Я вышла из реанимации новорожденных. Майе скоро должно было исполниться 3 месяца.
Мне впервые сказали тогда начать делать полис, на всякий случай, вдруг пригодится раньше, чем она умрет.
Я вышла в темный коридор больницы, за окном темный декабрьский вечер и Москва, которая готовится к Новому Году, которая не знает о трагедиях отдельных людей.
За углом темного коридора находится реанимация для детей старше года.
Много раз пока я ждала когда меня впустят на посещение к моей дочке я слышала как там врачи выходили и рассказывали о состоянии детей их родителям.
«Золотистый стафилококк, менингит, инсульт, энцефалит» - это малая часть того, что я слышала.
Врачи монотонно рассказывали родителям о состоянии детей, сыпля на них медицинскими терминами, которые я уже многие знала.
Больше всего мне запомнилось, когда врач сказал какой-то Маме, что у ребенка начался некроз участков кожи на ручках и ножках. Они пытаются его остановить и делают все возможное.
Мне показалось тогда, что мама не поняла значения этих страшных слов.
Я никогда не видела лица этих людей и врачей, я слышала только их голоса в темном коридоре.
В этот вечер там умер ребенок.
Я слышала как плачут и воют его родители.
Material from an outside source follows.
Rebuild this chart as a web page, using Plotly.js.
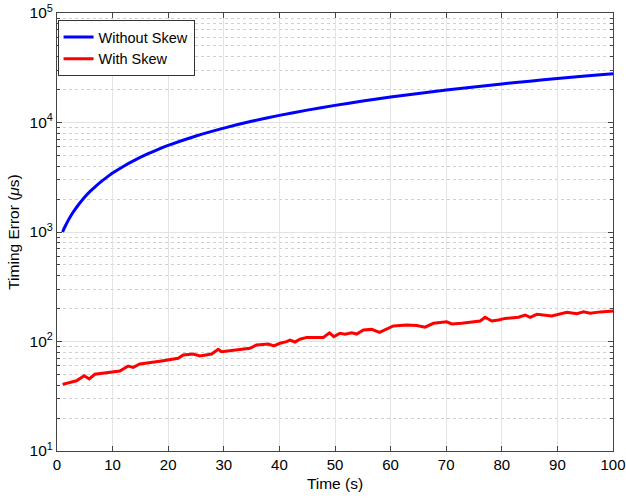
<!DOCTYPE html>
<html><head><meta charset="utf-8">
<script src="https://cdn.plot.ly/plotly-3.0.1.min.js"></script>
<style>html,body{margin:0;padding:0;background:#fff}#chart{width:626px;height:501px}</style>
</head><body><div id="chart"></div>
<script>
const timeNoSkew = [1,1.5,2,2.5,3,4,5,6,7,8,9,10,12,14,16,18,20,25,30,35,40,45,50,55,60,65,70,75,80,85,90,95,100];
const errNoSkew = [1000,1135,1270,1405,1540,1810,2090,2360,2630,2900,3170,3450,3990,4530,5080,5620,6170,7530,8890,10250,11610,12980,14340,15700,17060,18420,19780,21140,22500,23860,25220,26580,27940];
const timeSkew = [1,3.5,4.9,5.8,6.8,11.3,12.8,13.7,14.9,16.7,18.5,21.8,22.7,24.5,25.7,27.8,29,29.6,34.7,35.9,38,39,40.1,41.3,41.9,42.8,43.7,44.9,47.9,49,49.8,50.9,51.8,53,53.9,55.1,56.6,58,60.5,62.9,64.7,66.2,67.7,70.1,71,72.8,74.6,76.1,77,78.2,79.4,80.6,83,84.2,85.1,86.3,89,91.7,93.5,94.7,95.9,97.7,100];
const errSkew = [40.6,43.8,48.7,45.5,50.2,53.7,59.7,58,62.3,64.6,66.1,70.3,75.3,76.9,73.8,76.9,84.9,80.7,86.7,92.9,94.9,91,96.3,99.6,103,99,104.8,109,109,120,110.7,118.9,116.5,120.3,117,127.4,129,121.3,138.7,141.6,140,135,146.6,151.4,144.6,146.6,151.4,153.8,166.4,153.8,157,162.5,166.4,174.6,166.4,177,171,184.8,179,186.4,180.8,186.4,190];
const seriesNames = ['Without Skew','With Skew'];
const yTickVals = [10,100,1000,10000,100000];
const yTickText = ['10<sup>1</sup>','10<sup>2</sup>','10<sup>3</sup>','10<sup>4</sup>','10<sup>5</sup>'];
const xTickVals = [0,10,20,30,40,50,60,70,80,90,100];

const minorVals = [];
for (let k = 1; k < 5; k++) for (let m = 2; m <= 9; m++) minorVals.push(m * Math.pow(10, k));

const traces = [
  {x: timeNoSkew, y: errNoSkew, name: seriesNames[0], mode: 'lines', line: {color: '#0000ff', width: 3, shape: 'spline', smoothing: 0.6}},
  {x: timeSkew, y: errSkew, name: seriesNames[1], mode: 'lines', line: {color: '#ff0000', width: 3}}
];
const fam = 'Liberation Sans, Arial, sans-serif';
const layout = {
  width: 626, height: 501,
  margin: {l: 57, r: 13, t: 13, b: 50},
  paper_bgcolor: '#fff', plot_bgcolor: '#fff',
  font: {family: fam, size: 15, color: '#000'},
  showlegend: true,
  legend: {x: 0.001, y: 0.984, xanchor: 'left', yanchor: 'top', bgcolor: '#fff', bordercolor: '#333', borderwidth: 1,
           font: {family: fam, size: 14.5, color: '#000'}, tracegroupgap: 0, itemwidth: 30},
  xaxis: {
    range: [0, 100], tickvals: xTickVals, ticks: 'inside', ticklen: 5, tickcolor: '#444',
    tickfont: {family: fam, size: 15}, ticklabeloverflow: 'allow',
    showline: true, linecolor: '#444', linewidth: 1, mirror: 'ticks',
    showgrid: true, gridcolor: '#e3e3e3', zeroline: false,
    title: {text: 'Time (s)', font: {family: fam, size: 15.5}, standoff: 6}
  },
  yaxis: {
    type: 'log', range: [1, 5], tickvals: yTickVals, ticktext: yTickText,
    tickfont: {family: fam, size: 15.5},
    ticks: 'inside', ticklen: 5, tickcolor: '#444',
    showline: true, linecolor: '#444', linewidth: 1, mirror: 'ticks',
    showgrid: true, gridcolor: '#e3e3e3', zeroline: false,
    minor: {tickvals: minorVals, ticks: 'inside', ticklen: 3, tickcolor: '#444', showgrid: true, gridcolor: '#d0d0d0', griddash: 'dot', gridwidth: 1},
    title: {text: 'Timing Error (<i>μ</i>s)', font: {family: fam, size: 15.5}, standoff: 6}
  }
};
Plotly.newPlot('chart', traces, layout, {displayModeBar: false, staticPlot: true});
</script></body></html>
Как врачи молчат, а потом говорят, что сделали все, что могли.
Я не видела этих родителей, но казалось, что вижу, как они лезут на стену, как папа бьется головой об решетки железных кроватей, которые там стоят, как мать и отец падают на колени и если бы можно было разгрызть пол, чтобы вернуть ребенка - они бы это непременно сделали.
Я надеваю шарф, смахиваю слезы и вызываю лифт.